Pakistan hangs 19th militant since school attack

Pakistan has executed a militant for his role in a 2004 sectarian killing, bringing to 19 the number of executions carried since a 6-year moratorium on the death penalty was lifted in the wake of the Taliban school massacre in Peshawar.

Pakistan on Saturday (Jan 17) hanged a sectarian militant whose execution was cancelled but later reinstated after a court rejected a pardon from his victim's family, officials said.

The hanging brings to 19 the number of executions Pakistan has carried out since it lifted a 6-year moratorium on the death penalty in terror cases following a school massacre last month. Ikramul Haq, a member of banned Sunni militant outfit Lashkar-e-Jhangvi, was hanged in the central city of Lahore early on Saturday morning.

He had been sentenced to death by an anti-terror court in 2004 for killing a Shiite Muslim 3 years earlier. Police, prison officials and defence lawyer Ghulam Mustafa Mangan confirmed the execution.

The victim's family had pardoned him on Jan 8 just before his scheduled hanging, but a court later rejected the compromise. "The victim's family had pardoned my client, but the court rejected it and while we were appealing against the decision, my client was hanged," Mangan told AFP.

Murder can be forgiven under Pakistani law in exchange for blood money, while rival militant groups may choose to pardon each others' convicted killers. The United Nations, the European Union, Amnesty International and Human Rights Watch have called on Pakistan to re-impose its moratorium on the death penalty, which ran from 2008 until December 2014.

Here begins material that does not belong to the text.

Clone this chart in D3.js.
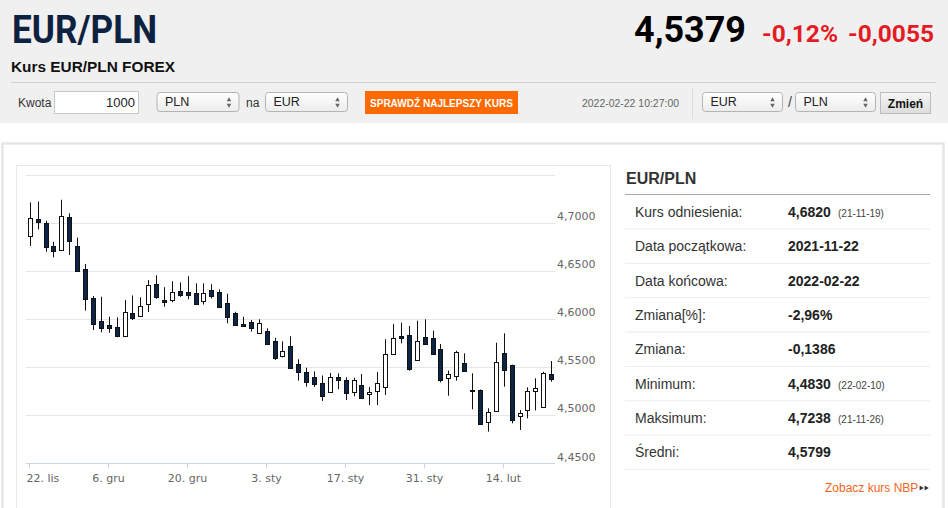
<!DOCTYPE html>
<html>
<head>
<meta charset="utf-8">
<script src="https://cdn.jsdelivr.net/npm/d3@7"></script>
<style>
  body { margin: 0; background: #fff; }
  svg { display: block; }
</style>
</head>
<body>
<svg id="page" width="948" height="508"></svg>
<script>
// trading days shown on the chart (EUR/PLN, daily candles)
const days = [
  '2021-11-22','2021-11-23','2021-11-24','2021-11-25','2021-11-26','2021-11-29','2021-11-30',
  '2021-12-01','2021-12-02','2021-12-03','2021-12-06','2021-12-07','2021-12-08','2021-12-09','2021-12-10',
  '2021-12-13','2021-12-14','2021-12-15','2021-12-16','2021-12-17','2021-12-20','2021-12-21','2021-12-22',
  '2021-12-23','2021-12-24','2021-12-27','2021-12-28','2021-12-29','2021-12-30','2021-12-31',
  '2022-01-03','2022-01-04','2022-01-05','2022-01-06','2022-01-07','2022-01-10','2022-01-11','2022-01-12',
  '2022-01-13','2022-01-14','2022-01-17','2022-01-18','2022-01-19','2022-01-20','2022-01-21','2022-01-24',
  '2022-01-25','2022-01-26','2022-01-27','2022-01-28','2022-01-31',
  '2022-02-01','2022-02-02','2022-02-03','2022-02-04','2022-02-07','2022-02-08','2022-02-09','2022-02-10',
  '2022-02-11','2022-02-14','2022-02-15','2022-02-16','2022-02-17','2022-02-18','2022-02-21','2022-02-22'
];

const opens = [
  4.6861,4.7035,4.6993,4.6761,4.6716,4.7056,4.6761,4.6516,4.6221,4.5979,
  4.5934,4.5913,4.5816,4.6059,4.6023,4.6152,4.6361,4.6195,4.6192,4.6288,
  4.6283,4.6273,4.6192,4.6301,4.6280,4.6163,4.6062,4.5951,4.5968,4.5857,
  4.5878,4.5766,4.5623,4.5719,4.5527,4.5446,4.5397,4.5338,4.5238,4.5395,
  4.5371,4.5245,4.5318,4.5218,4.5249,4.5290,4.5630,4.5826,4.5833,4.5574,
  4.5810,4.5799,4.5688,4.5384,4.5411,4.5539,4.5262,4.5265,4.4933,4.5040,
  4.5650,4.5522,4.4985,4.5054,4.5245,4.5089,4.5428
];
const highs = [
  4.7211,4.7220,4.7020,4.6802,4.7238,4.7097,4.6844,4.6571,4.6238,4.6231,
  4.6023,4.6017,4.6197,4.6244,4.6225,4.6404,4.6454,4.6330,4.6392,4.6379,
  4.6444,4.6370,4.6370,4.6361,4.6308,4.6262,4.6075,4.6023,4.5989,4.5996,
  4.5903,4.5804,4.5768,4.5820,4.5581,4.5493,4.5456,4.5413,4.5439,4.5436,
  4.5395,4.5390,4.5428,4.5293,4.5449,4.5789,4.5948,4.5961,4.5927,4.5982,
  4.5996,4.5878,4.5740,4.5463,4.5670,4.5643,4.5436,4.5268,4.5072,4.5753,
  4.5851,4.5525,4.5054,4.5290,4.5384,4.5452,4.5563
];
const lows = [
  4.6758,4.6931,4.6698,4.6640,4.6710,4.6664,4.6498,4.6086,4.5885,4.5861,
  4.5857,4.5810,4.5812,4.5989,4.6020,4.6072,4.6209,4.6127,4.6173,4.6228,
  4.6204,4.6158,4.6150,4.6212,4.6125,4.5955,4.5927,4.5926,4.5868,4.5855,
  4.5745,4.5574,4.5600,4.5488,4.5359,4.5296,4.5293,4.5148,4.5236,4.5270,
  4.5158,4.5197,4.5184,4.5106,4.5106,4.5210,4.5628,4.5747,4.5463,4.5572,
  4.5738,4.5634,4.5342,4.5203,4.5359,4.5450,4.5062,4.4899,4.4830,4.5037,
  4.5296,4.4916,4.4847,4.4968,4.5050,4.5087,4.5348
];
const closes = [
  4.7045,4.7004,4.6744,4.6709,4.7069,4.6802,4.6501,4.6207,4.5948,4.5903,
  4.5899,4.5816,4.6069,4.6007,4.6131,4.6349,4.6230,4.6178,4.6278,4.6251,
  4.6249,4.6160,4.6273,4.6240,4.6127,4.6017,4.5937,4.5930,4.5909,4.5961,
  4.5747,4.5591,4.5670,4.5493,4.5446,4.5347,4.5329,4.5205,4.5397,4.5366,
  4.5238,4.5371,4.5186,4.5241,4.5332,4.5633,4.5799,4.5810,4.5480,4.5774,
  4.5740,4.5636,4.5366,4.5425,4.5657,4.5452,4.5249,4.4916,4.5037,4.5550,
  4.5477,4.4951,4.5020,4.5252,4.5280,4.5442,4.5379
];

const tickDays = ['2021-11-22','2021-12-06','2021-12-20','2022-01-03','2022-01-17','2022-01-31','2022-02-14'];
const tickLabels = ['22. lis','6. gru','20. gru','3. sty','17. sty','31. sty','14. lut'];
const gridValues = [4.45, 4.50, 4.55, 4.60, 4.65, 4.70, 4.75];
const labelValues = [4.45, 4.50, 4.55, 4.60, 4.65, 4.70];

const statLabels = ['Kurs odniesienia:','Data początkowa:','Data końcowa:','Zmiana[%]:','Zmiana:','Minimum:','Maksimum:','Średni:'];
const statValues = ['4,6820','2021-11-22','2022-02-22','-2,96%','-0,1386','4,4830','4,7238','4,5799'];
const statDates = ['(21-11-19)','','','','','(22-02-10)','(21-11-26)',''];

const svg = d3.select('#page');
const sans = "'Liberation Sans', Arial, sans-serif";

// ---------- header ----------
svg.append('rect').attr('width', 948).attr('height', 123).attr('fill', '#f0f0f0');

svg.append('text').attr('x', 12).attr('y', 42.5)
  .attr('font-family', 'Roboto').attr('font-weight', 700).attr('font-size', 38)
  .attr('fill', '#0d2140').attr('textLength', 145).attr('lengthAdjust', 'spacingAndGlyphs')
  .text('EUR/PLN');

svg.append('text').attr('x', 11).attr('y', 72)
  .attr('font-family', sans).attr('font-weight', 'bold').attr('font-size', 14.5)
  .attr('fill', '#111').attr('textLength', 164).attr('lengthAdjust', 'spacingAndGlyphs')
  .text('Kurs EUR/PLN FOREX');

svg.append('text').attr('x', 746).attr('y', 42).attr('text-anchor', 'end')
  .attr('font-family', 'Roboto').attr('font-weight', 700).attr('font-size', 37)
  .attr('fill', '#000').attr('textLength', 112).attr('lengthAdjust', 'spacingAndGlyphs')
  .text('4,5379');
svg.append('text').attr('x', 838).attr('y', 42).attr('text-anchor', 'end')
  .attr('font-family', 'Roboto').attr('font-weight', 700).attr('font-size', 24.5)
  .attr('fill', '#e51b24').text('-0,12%');
svg.append('text').attr('x', 934).attr('y', 42).attr('text-anchor', 'end')
  .attr('font-family', 'Roboto').attr('font-weight', 700).attr('font-size', 24.5)
  .attr('fill', '#e51b24').text('-0,0055');

svg.append('line').attr('x1', 11).attr('x2', 936).attr('y1', 82.5).attr('y2', 82.5)
  .attr('stroke', '#d2d2d2');

// form row
const defs = svg.append('defs');
const selGrad = defs.append('linearGradient').attr('id', 'selGrad').attr('x1', 0).attr('x2', 0).attr('y1', 0).attr('y2', 1);
selGrad.append('stop').attr('offset', '0%').attr('stop-color', '#ffffff');
selGrad.append('stop').attr('offset', '100%').attr('stop-color', '#ececec');
const btnGrad = defs.append('linearGradient').attr('id', 'btnGrad').attr('x1', 0).attr('x2', 0).attr('y1', 0).attr('y2', 1);
btnGrad.append('stop').attr('offset', '0%').attr('stop-color', '#f7f7f7');
btnGrad.append('stop').attr('offset', '100%').attr('stop-color', '#dcdcdc');

const label = (x, y, txt, size, fill) => svg.append('text').attr('x', x).attr('y', y)
  .attr('font-family', sans).attr('font-size', size || 12).attr('fill', fill || '#333').text(txt);

const selectBox = (x, w, txt) => {
  const g = svg.append('g').attr('transform', `translate(${x},92.5)`);
  g.append('rect').attr('width', w).attr('height', 19).attr('rx', 3)
    .attr('fill', 'url(#selGrad)').attr('stroke', '#b4b4b4');
  g.append('text').attr('x', 8).attr('y', 13.5).attr('font-family', sans)
    .attr('font-size', 12.5).attr('fill', '#222').text(txt);
  g.append('path').attr('d', d3.symbol(d3.symbolTriangle, 9)())
    .attr('transform', `translate(${w - 10},7.5)`).attr('fill', '#666');
  g.append('path').attr('d', d3.symbol(d3.symbolTriangle, 9)())
    .attr('transform', `translate(${w - 10},12.5) rotate(180)`).attr('fill', '#666');
};

label(18, 106.5, 'Kwota');
svg.append('rect').attr('x', 54.5).attr('y', 91.5).attr('width', 84).attr('height', 22)
  .attr('fill', '#fff').attr('stroke', '#c8c8c8');
svg.append('text').attr('x', 135).attr('y', 107).attr('text-anchor', 'end')
  .attr('font-family', sans).attr('font-size', 13).attr('fill', '#222').text('1000');
selectBox(157, 82, 'PLN');
label(246, 106.5, 'na');
selectBox(265.5, 82, 'EUR');

svg.append('rect').attr('x', 365).attr('y', 91).attr('width', 153).attr('height', 23).attr('fill', '#ff6a00');
svg.append('text').attr('x', 441.5).attr('y', 106.5).attr('text-anchor', 'middle')
  .attr('font-family', sans).attr('font-weight', 'bold').attr('font-size', 10.5).attr('fill', '#fff')
  .attr('textLength', 143).attr('lengthAdjust', 'spacingAndGlyphs')
  .text('SPRAWDŹ NAJLEPSZY KURS');

svg.append('text').attr('x', 582).attr('y', 107)
  .attr('font-family', sans).attr('font-size', 10.5).attr('fill', '#666')
  .attr('textLength', 97).attr('lengthAdjust', 'spacingAndGlyphs')
  .text('2022-02-22 10:27:00');
svg.append('line').attr('x1', 692.5).attr('x2', 692.5).attr('y1', 88).attr('y2', 119).attr('stroke', '#dcdcdc');

selectBox(702.5, 80, 'EUR');
label(788, 107, '/', 14, '#444');
selectBox(795.5, 80, 'PLN');
svg.append('rect').attr('x', 880.5).attr('y', 92.5).attr('width', 50).attr('height', 21)
  .attr('fill', 'url(#btnGrad)').attr('stroke', '#bcbcbc');
svg.append('text').attr('x', 905.5).attr('y', 107.5).attr('text-anchor', 'middle')
  .attr('font-family', sans).attr('font-weight', 'bold').attr('font-size', 12).attr('fill', '#111')
  .text('Zmień');

// ---------- panel ----------
svg.append('rect').attr('x', 2.5).attr('y', 143.5).attr('width', 941).attr('height', 380)
  .attr('fill', '#fff').attr('stroke', '#e6e6e6').attr('stroke-width', 2.5);
svg.append('rect').attr('x', 16.5).attr('y', 165.5).attr('width', 594).attr('height', 360)
  .attr('fill', 'none').attr('stroke', '#e9e9e9');

// ---------- candlestick chart ----------
const plotLeft = 25.75, plotRight = 555.05;
const x = d3.scaleBand().domain(days).range([plotLeft, plotRight]).paddingInner(0).paddingOuter(0);
const y = d3.scaleLinear().domain([4.45, 4.75]).range([463.4, 174.5]);
const cx = d => Math.round(x(d) + x.bandwidth() / 2);

const chart = svg.append('g');

chart.append('g').selectAll('line').data(gridValues).join('line')
  .attr('x1', plotLeft).attr('x2', plotRight)
  .attr('y1', d => Math.round(y(d)) + 0.5).attr('y2', d => Math.round(y(d)) + 0.5)
  .attr('stroke', '#e6e6e6');

const yAxis = chart.append('g').attr('transform', `translate(${plotRight},0)`)
  .call(d3.axisRight(y).tickValues(labelValues).tickSize(0).tickPadding(2)
    .tickFormat(d => d3.format('.4f')(d).replace('.', ',')));
yAxis.select('.domain').remove();
yAxis.selectAll('text').attr('dy', '-0.3em')
  .attr('font-family', 'DejaVu Sans').attr('font-size', 11).attr('fill', '#666');

const xAxis = chart.append('g').attr('transform', `translate(0,${Math.round(y(4.45)) + 0.5})`)
  .call(d3.axisBottom(x).tickValues(tickDays).tickSize(5).tickPadding(6)
    .tickFormat(d => tickLabels[tickDays.indexOf(d)]));
xAxis.select('.domain').attr('stroke', '#ccd6eb').attr('d', `M${plotLeft},0H${plotRight}`);
xAxis.selectAll('.tick line').attr('stroke', '#ccd6eb');
xAxis.selectAll('.tick').attr('transform', d => `translate(${cx(d) - 0.5},0)`);
xAxis.selectAll('text').attr('font-family', 'DejaVu Sans').attr('font-size', 11).attr('fill', '#666')
  .attr('text-anchor', (d, i) => i === 0 ? 'start' : 'middle')
  .attr('x', (d, i) => i === 0 ? -3 : 0);

const candles = chart.append('g').selectAll('g').data(days).join('g');
candles.append('line')
  .attr('x1', d => cx(d) + 0.5).attr('x2', d => cx(d) + 0.5)
  .attr('y1', (d, i) => y(highs[i])).attr('y2', (d, i) => y(lows[i]))
  .attr('stroke', '#111').attr('stroke-width', 1);
candles.append('rect')
  .attr('x', d => cx(d) - 1.5)
  .attr('width', 4)
  .attr('y', (d, i) => Math.round(y(Math.max(opens[i], closes[i]))) + 0.5)
  .attr('height', (d, i) => Math.max(1, Math.round(Math.abs(y(opens[i]) - y(closes[i])))))
  .attr('fill', (d, i) => closes[i] >= opens[i] ? '#fff' : '#0c2445')
  .attr('stroke', '#111').attr('stroke-width', 1);

// ---------- statistics table ----------
svg.append('text').attr('x', 626).attr('y', 183.5)
  .attr('font-family', sans).attr('font-weight', 'bold').attr('font-size', 16).attr('fill', '#333')
  .text('EUR/PLN');
svg.append('line').attr('x1', 625).attr('x2', 930).attr('y1', 194.5).attr('y2', 194.5).attr('stroke', '#a8a8a8');

const rowH = 34.35;
const rows = svg.append('g').selectAll('g').data(statLabels).join('g')
  .attr('transform', (d, i) => `translate(0,${194.5 + i * rowH})`);
rows.append('line').attr('x1', 625).attr('x2', 930)
  .attr('y1', Math.round(rowH) + 0.5).attr('y2', Math.round(rowH) + 0.5).attr('stroke', '#ececec');
rows.append('text').attr('x', 635).attr('y', 22.5)
  .attr('font-family', sans).attr('font-size', 14).attr('fill', '#333').text(d => d);
rows.append('text').attr('x', 788).attr('y', 22.5)
  .attr('font-family', sans).attr('font-weight', 'bold').attr('font-size', 14).attr('fill', '#222')
  .text((d, i) => statValues[i]);
rows.append('text').attr('x', 838).attr('y', 22.5)
  .attr('font-family', sans).attr('font-size', 10).attr('fill', '#444')
  .text((d, i) => statDates[i]);

svg.append('text').attr('x', 825).attr('y', 492)
  .attr('font-family', sans).attr('font-size', 12).attr('fill', '#f26522')
  .text('Zobacz kurs NBP');
[921, 926].forEach(px => {
  svg.append('path').attr('d', d3.symbol(d3.symbolTriangle, 10)())
    .attr('transform', `translate(${px},488) rotate(90)`).attr('fill', '#333');
});
</script>
</body>
</html>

Rights campaigners say Pakistan overuses its anti-terror laws and courts to prosecute ordinary crimes. There are also concerns that death row convicts from non-terror related cases could be executed.

Taliban gunmen stormed an army-run school in the northwestern city of Peshawar last month, killing 150 people, mostly children, in the country's deadliest ever militant attack. In addition to ending its death penalty moratorium, Pakistan has since moved to set up military courts to try terror cases.